Reputation: 967
I have the following data frame structure :
id status
a 1
a 2
a 1
b 1
b 1
b 0
b 1
c 0
c 0
c 2
c 1
d 0
d 2
d 0
Here a,b,c are unique id's and status is a flag ranging from 0,1 and 2.
I need to select each individual id whose status has changed from 0 to 1 in any point during the whole time frame, so the expected output of this would be two id's 'b' and 'c'.

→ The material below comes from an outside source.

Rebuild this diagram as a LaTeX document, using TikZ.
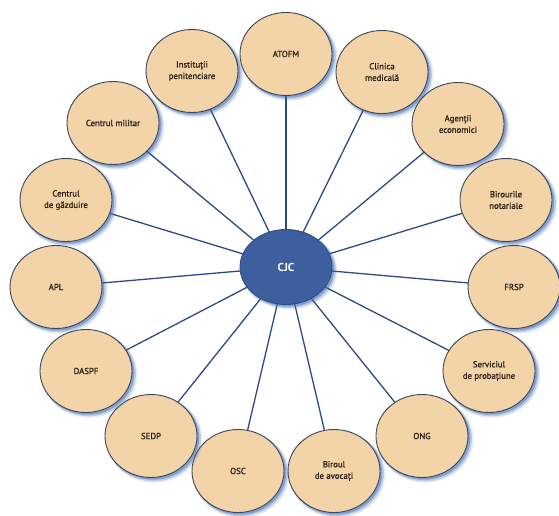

I thought of using lag to accomplish that but in that case, I wont't be able to handle id 'c', in which there is a 0 in the beginning but it reaches 1 at some stage. Any thoughts on how we can achieve this using window functions (or any other technique)
Upvotes: 2
Views: 923
Reputation: 4534
One possible way using dplyr
(Edited to include id
only when a 1
appears after a 0
):
library(dplyr)
df %>%
group_by(id) %>%
filter(status %in% c(0, 1)) %>%
filter(status == 0 & lead(status, default = 0) == 1) %>%
select(id) %>% unique()
#> # A tibble: 2 x 1
#> # Groups: id [2]
#> id
#> <chr>
#> 1 b
#> 2 c
Data
df <- read.table(text = "id status
a 1
a 2
a 1
b 1
b 1
b 0
b 1
c 0
c 0
c 2
c 1
d 0
d 2
d 0", header = TRUE, stringsAsFactors = FALSE)
Upvotes: 2
Reputation: 54237
I dunno if this is the most efficient way, but: split by id
, check status
es for 0
, and if there is any, check for 1
behind the 0 index:
lst <- split(df$status, df$id)
f <- function(x) {
if (!any(x==0)) return(FALSE)
any(x[which.max(x==0):length(x)]==1)
}
names(lst)[(sapply(lst, f))]
# [1] "b" "c"
Upvotes: 1
Reputation: 1253
You want to find id's having a status of 1 after having had a status of 0.
Here is a dplyr solution:
library(dplyr)
# Generate data
mydf = data_frame(
id = c(rep("a", 3), rep("b", 4), rep("c", 4), rep("d", 3)),
status = c(1, 2, 1, 1, 1, 0, 1, 0, 0, 2, 1, 0, 2, 0)
)
mydf %>% group_by(id) %>%
# Keep only 0's and 1's
filter(status %in% c(0,1)) %>%
# Compute diff between two status
mutate(dif = status - lag(status, 1)) %>%
# If it is 1, it is a 0 => 1
filter(dif == 1) %>%
# Catch corresponding id's
select(id) %>%
unique
Upvotes: 2